Distressed market volatility weighs on LA pension's PE returns

Energy-related losses also hampered investment performance in recent months. 


The Los Angeles Water and Power Employees' Retirement Plan private equity portfolio, which includes private credit, has posted below-benchmark returns for all time periods measured at the end of the third quarter, according to March meeting documents .

The southern California pension fund's private equity investments performed under target for the one-, three-, five- and 10-year returns, which were hampered over the last year by volatility in the distressed debt market and losses in energy-related investments. LAWPERP's uses the Russell 3000 Index plus 3 percent as its indicator for its private equity returns.

LAWPERP's one- and three-year returns were 5.3 percent and 9.4 percent, respectively, while the pension fund's modified index returned 18.1 percent over the last 12 months and the three-year performance was 12.4 percent.

The five- and 10-year performance results were returns of 9.7 percent and 8.8 percent against the benchmark posted figures showing 16.7 percent and 12 percent, respectively. The returns since the portfolio's inception were also 8.8 percent for the LAWPERP's portfolio and 12 percent for the altered indicator.

LAWPERP could not be reached for comment. Each of the specific returns listed in the documents were as of 30 September.

Volatility in the distressed debt market contributed to the fund's depressed returns, the documents showed. Ares Special Situations IV showed a 28.1 percent loss, though it launched in 2015, meaning it is a little too early to tell whether those performance figures will be indicative of long-term performance. LAWPERP invested $50 million in the $1.5 billion vehicle in February 2015.

Its two energy funds, both managed by EnCap Investments, have each posted negative returns. 

The firm, a venture capital provider to independent oil and gas industries, posted a 6.3 percent loss since inception for its EnCap Energy Capital Fund VIII and 9.8 percent loss for Fund X. 

A source familiar with the matter said EnCap's Fund VIII is near cost on a net basis, and that Fund X experienced a valuation increase that put it in positive territory at the end of the year.

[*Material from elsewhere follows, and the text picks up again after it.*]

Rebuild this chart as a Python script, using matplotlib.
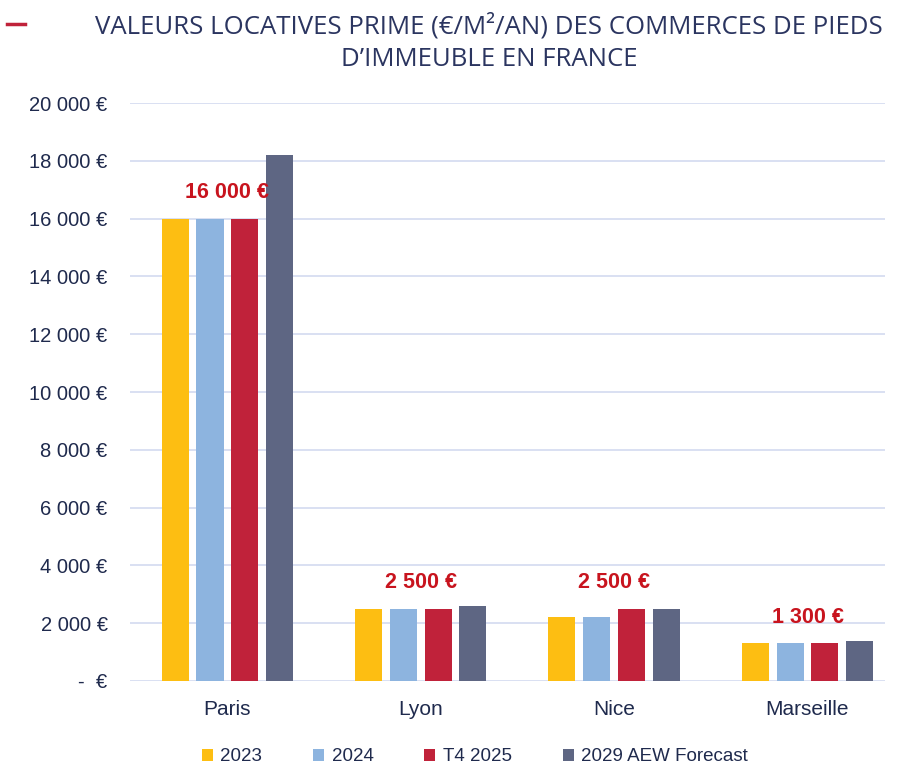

LAWPERP contributed $12.5 million to the $3.95 billion Fund VIII in February 2011, while it committed $37 million to the $6.5 billion Fund X in March 2015. Because Fund X's vintage year is more recent, it may also be too early to draw conclusions on the fund's long-term performance.

Crestview Partners' third fund, launched in 2014, also has exposure to the energy industry though the vehicle's investments are not focused solely on that sector. CP Energy and W Energy Partners are among Crestview Partners III's largest investments. The fund has posted a 7.2 percent loss since inception. LAWPERP made a $50 million commitment in January 2015 to the $3.11 billion fund.

Representatives for Ares, EnCap and Crestview could not be reached for comment.

LAWPERP allocated capital to additional Ares and EnCap funds that have posted positive returns. The Ares Corporate Opportunities Fund IV has posted a 12.7 percent net IRR since its 2012 vintage year, while EnCap's Fund IX returned a 13.9 percent net IRR since its 2013 vintage year.

Longer-term trends that have hampered private equity returns include the robust comeback in public equity markets, with which the private market has had trouble keeping pace.

Outlooks for 2017 suggest the possibility for a tenuous improvement in the distressed market. According to a 2017 North American distressed debt market outlook from trade publication Debtwire , corporate defaults are expected to rise, but those professionals surveyed indicated they will be exercise “caution” this year.

That is a marked change from the beginning of 2016 when the markets started out the year with continued turbulence, something that buoyed distressed investors' expectations for the year. Of course, that didn't come to fruition, even with the aid of Brexit.

Among those polled, which included hedge funds, private equity firms, institutional investors and sell-side trading desks, 51 percent said they plan to set aside more capital earmarked for the oil and gas industry. It was also their top industry choice for distressed.

LAWPERP manages $10.05 billion in assets as of 30 June.